Who We Are

Our intention is to inform people of racist, homophobic, religious extreme hate speech perpetrators across social networking internet sites. And we also aim to be a focal point for people to access information and resources to report such perpetrators to appropriate web sites, governmental departments and law enforcement agencies around the world.

We will also post relevant news worthy items and information on Human rights issues, racism, extremist individuals and groups and far right political parties from around the world although predominantly Britain.

Monday 11 October 2010

US Republican candidate Rich Iott in Nazi uniform row (USA)

A Republican politician in the US has been criticised after pictures of him dressed in a Nazi uniform emerged on the internet.

Senior Republican figures have now sought to distance themselves from Rich Iott, a House candidate from Ohio.

Mr Iott admitted being a member of a group that re-enacted SS battles.

But he said he had been involved in re-enacting from many different eras and did not mean "any disrespect to anyone" in the US military.

Several photographs show Mr Iott posing as an officer in the Waffen SS - the combat wing of Hitler's feared Schutzstaffel.

The pictures first appeared on the website of Wiking, a re-enactment group based in America's mid-west.

Mr Iott, who uses the character name Reinhard Pferdmann, has admitted being a member of Wiking, saying it was a "purely historical interest".

And in a statement on his website, Mr Iott said: "Never, in any of my re-enacting of military history, have I meant any disrespect to anyone who served in our military or anyone who has been affected by the tragedy of war, especially the Jewish community.

"Historical re-enacting is a hobby enjoyed by millions of men - and women - around the world. I have been involved in historical re-enacting from many different eras since I was in college."

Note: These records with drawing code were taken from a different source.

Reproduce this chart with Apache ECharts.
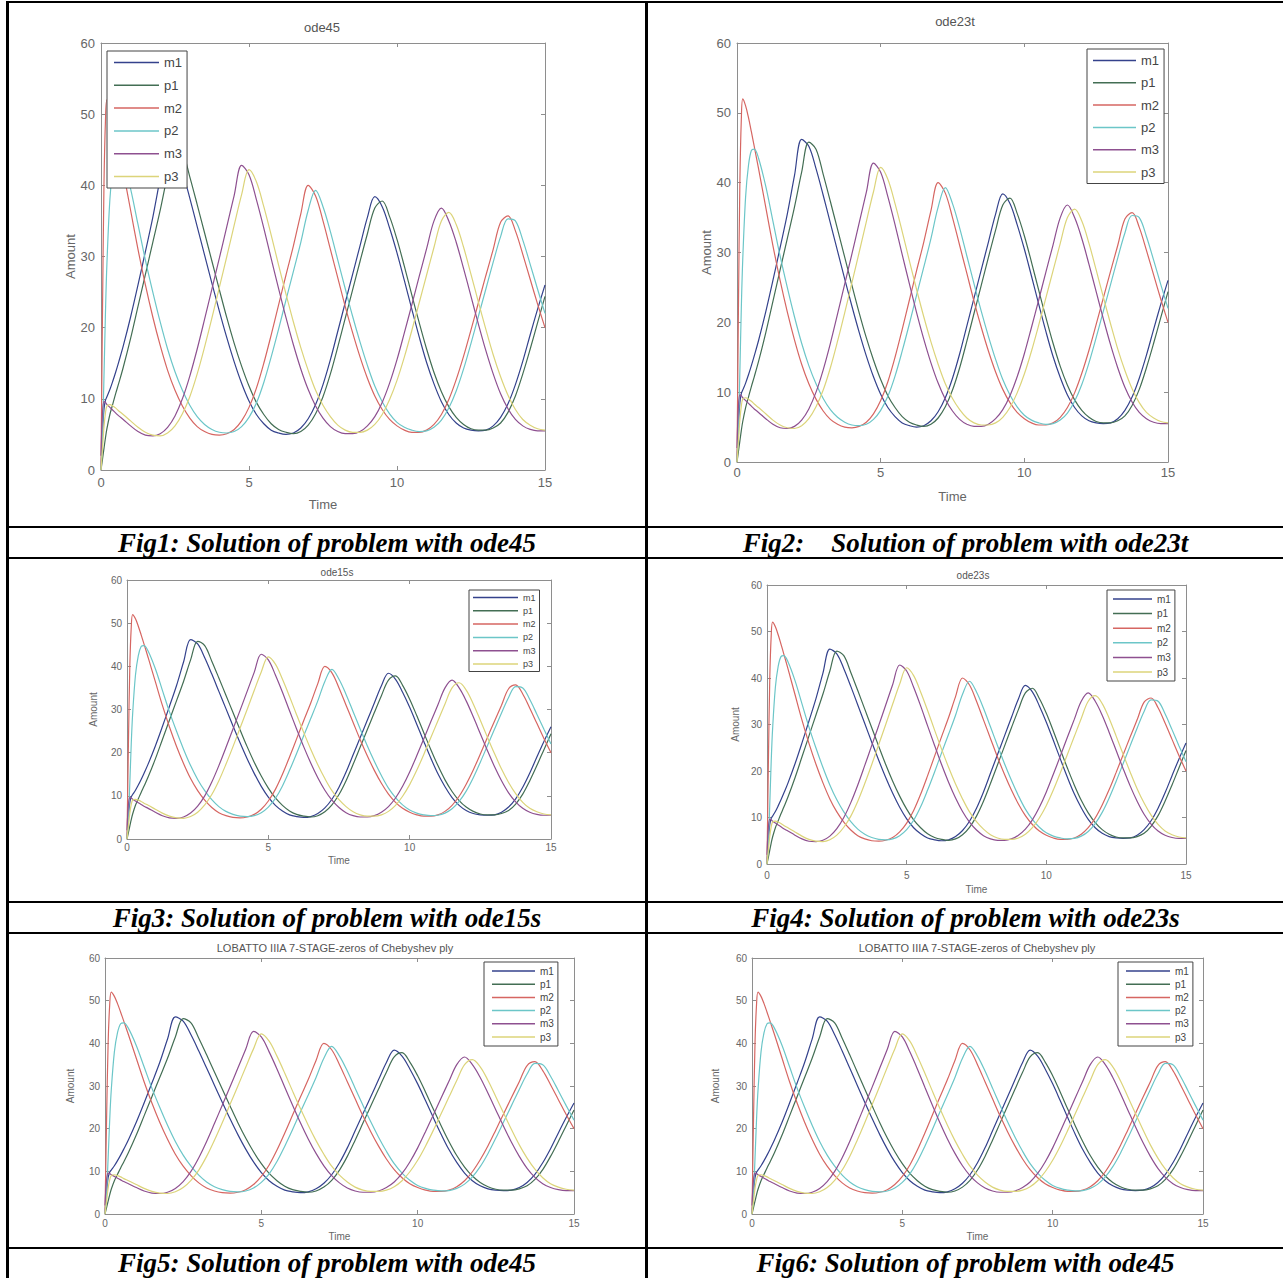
<!DOCTYPE html>
<html>
<head>
<meta charset="utf-8">
<script src="https://cdn.jsdelivr.net/npm/echarts@6/dist/echarts.min.js"></script>
<style>
  html, body { margin: 0; padding: 0; background: #fff; }
  #wrap { position: relative; width: 1283px; height: 1278px; overflow: hidden; }
  #chart { position: absolute; left: 0; top: 0; width: 1283px; height: 1278px; }
  .ln { position: absolute; background: #000; z-index: 5; }
  .cap { position: absolute; z-index: 6; font-family: "Liberation Serif", "Times New Roman", serif;
         font-weight: bold; font-style: italic; font-size: 27px; color: #000; white-space: pre;
         text-align: center; line-height: 30px; height: 30px; }
  .cap.last { line-height: 27px; height: 27px; }
</style>
</head>
<body>
<div id="wrap">
  <div id="chart"></div>
  <div class="ln" style="left:7px;top:1px;width:1276px;height:2px;"></div>
  <div class="ln" style="left:6px;top:1px;width:3px;height:1277px;"></div>
  <div class="ln" style="left:645px;top:1px;width:3px;height:1277px;"></div>
  <div class="ln" style="left:7px;top:526px;width:1276px;height:2px;"></div>
  <div class="ln" style="left:7px;top:557px;width:1276px;height:2px;"></div>
  <div class="ln" style="left:7px;top:901px;width:1276px;height:2px;"></div>
  <div class="ln" style="left:7px;top:932px;width:1276px;height:2px;"></div>
  <div class="ln" style="left:7px;top:1247px;width:1276px;height:2px;"></div>
  <div class="cap" style="left:9px;width:636px;top:528px;">Fig1: Solution of problem with ode45</div>
  <div class="cap" style="left:648px;width:635px;top:528px;">Fig2:    Solution of problem with ode23t</div>
  <div class="cap" style="left:9px;width:636px;top:903px;">Fig3: Solution of problem with ode15s</div>
  <div class="cap" style="left:648px;width:635px;top:903px;">Fig4: Solution of problem with ode23s</div>
  <div class="cap last" style="left:9px;width:636px;top:1250px;">Fig5: Solution of problem with ode45</div>
  <div class="cap last" style="left:648px;width:635px;top:1250px;">Fig6: Solution of problem with ode45</div>
</div>
<script>
// ---- data ----
const timePoints = [0,0.05,0.1,0.15,0.2,0.3,0.4,0.5,0.6,0.75,
  1,1.25,1.5,1.75, 2,2.25,2.5,2.75, 3,3.25,3.5,3.75, 4,4.25,4.5,4.75, 5,5.25,5.5,5.75,
  6,6.25,6.5,6.75, 7,7.25,7.5,7.75, 8,8.25,8.5,8.75, 9,9.25,9.5,9.75, 10,10.25,10.5,10.75,
  11,11.25,11.5,11.75, 12,12.25,12.5,12.75, 13,13.25,13.5,13.75, 14,14.25,14.5,14.75, 15];

const m1 = [0,5,8.5,9.8,10.3,11.3,12.5,13.8,15.2,17.4,
  21.5,26,30.7,35.5, 41,46.2,45.2,42, 38.2,34.2,30.2,26.2, 22.3,18.6,15.2,12.2,
  9.7,7.8,6.5,5.6, 5.2,5.0,5.2,5.9, 7.2,9.2,12,15.5, 19.5,23.5,27.5,31.5,
  35.5,38.4,37,34, 30.5,26.6,22.6,18.7, 15.1,12.1,9.6,7.8, 6.6,5.9,5.6,5.5,
  5.6,6.2,7.4,9.3, 12,15.3,19,22.6, 26];

const p1 = [0,1.5,3,4.5,5.8,7.8,9.3,10.8,12.2,14.4,
  18.5,23,27.5,32, 36.5,41.5,45.8,44.8, 41.2,37.3,33.3,29.3, 25.3,21.4,17.8,14.6,
  11.8,9.5,7.8,6.5, 5.7,5.3,5.1,5.4, 6.3,7.9,10.3,13.5, 17.3,21.3,25.3,29.3,
  33.2,36.8,37.8,35.6, 32.4,28.6,24.6,20.7, 17,13.7,11,8.9, 7.4,6.4,5.8,5.6,
  5.6,5.9,6.6,8.1, 10.4,13.5,17,20.7, 24.4];

const m2 = [0,22,40,49,52,51,49.3,47.3,45.2,42,
  36.5,31,26,21.5, 17.5,14,11.2,9, 7.3,6.1,5.4,5.0, 4.9,5.1,5.7,6.9,
  8.8,11.5,15,19, 23.2,27.4,31.5,36, 40,38.5,35,31, 27,23,19.3,15.9,
  12.9,10.4,8.5,7.1, 6.2,5.6,5.3,5.3, 5.6,6.4,7.8,9.9, 12.7,16,19.7,23.5,
  27.3,31,34.8,35.7, 33.6,30.3,26.8,23.3, 20];

const p2 = [0,5,13,22,29,38,42.5,44.6,44.8,43.5,
  39.5,34.5,29.5,25, 20.8,17,13.8,11.2, 9.1,7.5,6.4,5.7, 5.3,5.2,5.4,6.1,
  7.4,9.4,12.3,15.9, 19.8,23.9,27.9,32, 36.5,39.3,37,33.5, 29.5,25.5,21.6,18,
  14.7,11.8,9.6,7.9, 6.7,6.0,5.6,5.4, 5.5,6.0,7.0,8.7, 11.1,14.2,17.8,21.6,
  25.4,29.2,32.8,35.3, 35,32.3,28.9,25.4, 22];

const m3 = [2,8,9.6,9.5,9.2,8.8,8.4,8.0,7.6,7.1,
  6.2,5.4,4.9,4.8, 5.1,6.0,7.6,10, 13.2,17,21.2,25.5, 29.8,34.2,38.6,42.8,
  41.5,38,34,29.7, 25.5,21.4,17.6,14.2, 11.3,9.0,7.3,6.1, 5.4,5.1,5.1,5.4,
  6.2,7.5,9.5,12.2, 15.5,19.3,23.2,27.2, 31.1,35,36.8,35, 32,28.3,24.4,20.5,
  16.8,13.5,10.7,8.6, 7.1,6.2,5.7,5.5, 5.5];

const p3 = [0,3,6,8,9,9.2,9.0,8.7,8.3,7.8,
  6.9,6.0,5.3,4.9, 4.8,5.2,6.2,7.9, 10.3,13.5,17.3,21.4, 25.7,30,34.4,38.7,
  42.2,40.5,37,33, 28.8,24.7,20.8,17.2, 14,11.2,9.1,7.5, 6.3,5.6,5.3,5.3,
  5.6,6.4,7.8,9.9, 12.6,15.9,19.6,23.5, 27.4,31.3,35,36.2, 34.5,31.3,27.5,23.6,
  19.8,16.2,13.1,10.5, 8.5,7.1,6.3,5.8, 5.6];

const seriesNames = ['m1','p1','m2','p2','m3','p3'];
const seriesValues = [m1,p1,m2,p2,m3,p3];
const panelTitles = ['ode45','ode23t','ode15s','ode23s',
  'LOBATTO IIIA 7-STAGE-zeros of Chebyshev ply','LOBATTO IIIA 7-STAGE-zeros of Chebyshev ply'];
const xTicks = [0,5,10,15];
const yTicks = [0,10,20,30,40,50,60];

// ---- styling / layout ----
const colors = ['#34428c','#436e54','#d66662','#6cc6c8','#8e5090','#dcd47a'];
const FONT = '"Liberation Sans", Arial, sans-serif';
const panels = [
  {grid:{left:101,top:43,width:444,height:427}, fs:13, title:{x:322,y:27,fs:13},
   xl:{m:6,gap:28}, yl:{m:6,gap:23},
   leg:{left:107,top:51,iw:45,gap:9.8,pad:[5,5,5,7],fs:13}},
  {grid:{left:737,top:43,width:431,height:419}, fs:13, title:{x:955,y:21,fs:13},
   xl:{m:4,gap:28}, yl:{m:6,gap:24},
   leg:{left:1087,top:49,iw:43,gap:9.3,pad:[5,5,5,6],fs:13}},
  {grid:{left:127,top:580,width:424,height:259}, fs:10, title:{x:337,y:572,fs:10},
   xl:{m:3,gap:16}, yl:{m:5,gap:29},
   leg:{left:469,top:590,iw:45,gap:4.3,pad:[3,4,3,4],fs:9}},
  {grid:{left:767,top:585,width:419,height:279}, fs:10, title:{x:973,y:575,fs:10},
   xl:{m:6,gap:20}, yl:{m:5,gap:27},
   leg:{left:1107,top:590,iw:39,gap:4.6,pad:[4,4,4,6],fs:10}},
  {grid:{left:105,top:958,width:469,height:256}, fs:10, title:{x:335,y:948,fs:11},
   xl:{m:4,gap:17}, yl:{m:5,gap:30},
   leg:{left:484,top:962,iw:43,gap:3.2,pad:[4,4,4,8],fs:10}},
  {grid:{left:752,top:958,width:451,height:256}, fs:10, title:{x:977,y:948,fs:11},
   xl:{m:4,gap:17}, yl:{m:5,gap:32},
   leg:{left:1118,top:962,iw:44,gap:3.2,pad:[4,4,4,8],fs:10}}
];

const axisGray = '#8e8e8e';
const labelGray = '#666';

const grid = [], xAxis = [], yAxis = [], series = [], legend = [], graphic = [];
panels.forEach((p, i) => {
  grid.push(Object.assign({containLabel:false}, p.grid));
  const commonX = {gridIndex:i, type:'value', min:xTicks[0], max:xTicks[xTicks.length-1],
    interval:xTicks[1]-xTicks[0], splitLine:{show:false},
    axisLine:{show:true, onZero:false, lineStyle:{color:axisGray, width:1}},
    axisTick:{show:true, inside:true, length:4, lineStyle:{color:axisGray}}};
  const commonY = {gridIndex:i, type:'value', min:yTicks[0], max:yTicks[yTicks.length-1],
    interval:yTicks[1]-yTicks[0], splitLine:{show:false},
    axisLine:{show:true, onZero:false, lineStyle:{color:axisGray, width:1}},
    axisTick:{show:true, inside:true, length:4, lineStyle:{color:axisGray}}};
  xAxis.push(Object.assign({}, commonX, {position:'bottom',
    axisLabel:{show:true, margin:p.xl.m, color:labelGray, fontSize:p.fs, fontFamily:FONT},
    name:'Time', nameLocation:'middle', nameGap:p.xl.gap,
    nameTextStyle:{color:labelGray, fontSize:p.fs, fontFamily:FONT}}));
  xAxis.push(Object.assign({}, commonX, {position:'top', axisLabel:{show:false}}));
  yAxis.push(Object.assign({}, commonY, {position:'left',
    axisLabel:{show:true, margin:p.yl.m, color:labelGray, fontSize:p.fs, fontFamily:FONT},
    name:'Amount', nameLocation:'middle', nameGap:p.yl.gap,
    nameTextStyle:{color:labelGray, fontSize:p.fs, fontFamily:FONT}}));
  yAxis.push(Object.assign({}, commonY, {position:'right', axisLabel:{show:false}}));
  seriesNames.forEach((name, k) => {
    series.push({
      name, type:'line', xAxisIndex:2*i, yAxisIndex:2*i,
      data: timePoints.map((t, j) => [t, seriesValues[k][j]]),
      showSymbol:false, symbol:'none', smooth:0.35,
      lineStyle:{color:colors[k], width:1.2}, itemStyle:{color:colors[k]},
      animation:false, z:2
    });
  });
  legend.push({
    orient:'vertical', left:p.leg.left, top:p.leg.top,
    icon:'rect', itemWidth:p.leg.iw, itemHeight:1.5, itemGap:p.leg.gap,
    padding:p.leg.pad, backgroundColor:'#fff', borderColor:'#444', borderWidth:1,
    data: seriesNames, selectedMode:false, z:10,
    textStyle:{color:'#444', fontSize:p.leg.fs, fontFamily:FONT}
  });
  graphic.push({type:'text', x:p.title.x, y:p.title.y, z:20,
    style:{text:panelTitles[i], fill:'#555', font:p.title.fs + 'px ' + FONT,
      textAlign:'center', textVerticalAlign:'middle', align:'center', verticalAlign:'middle'}});
});

const chart = echarts.init(document.getElementById('chart'), null, {renderer:'svg'});
chart.setOption({
  animation:false, backgroundColor:'#fff',
  grid, xAxis, yAxis, series, legend, graphic
});
</script>
</body>
</html>
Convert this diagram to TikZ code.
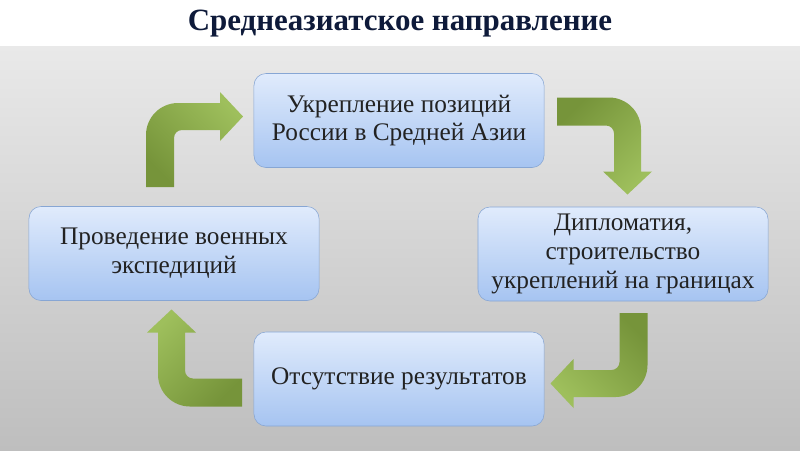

Mr Iott also posted several photographs which showed him dressed in a US World War I uniform and also in a Union uniform during a Civil War re-enactment.

Despite this, the situation is now making some in the Republican Party uncomfortable, the BBC's Ian Mackenzie in Washington says.

On Sunday, Republican whip Eric Cantor said he repudiated Mr Iott's actions.

"I do not support anything like this," he told Fox News on Sunday.

The Iott controversy comes amid growing concern in the Republican party about the views of some candidates for the mid-term elections in November, our correspondent says.

He adds that the growth of the ultra-conservative Tea Party movement has left them with one would-be senator who has questioned the civil rights legislation in the 1960s, while another confessed to dabbling in witchcraft and suggested scientists were implanting full human brains into mice.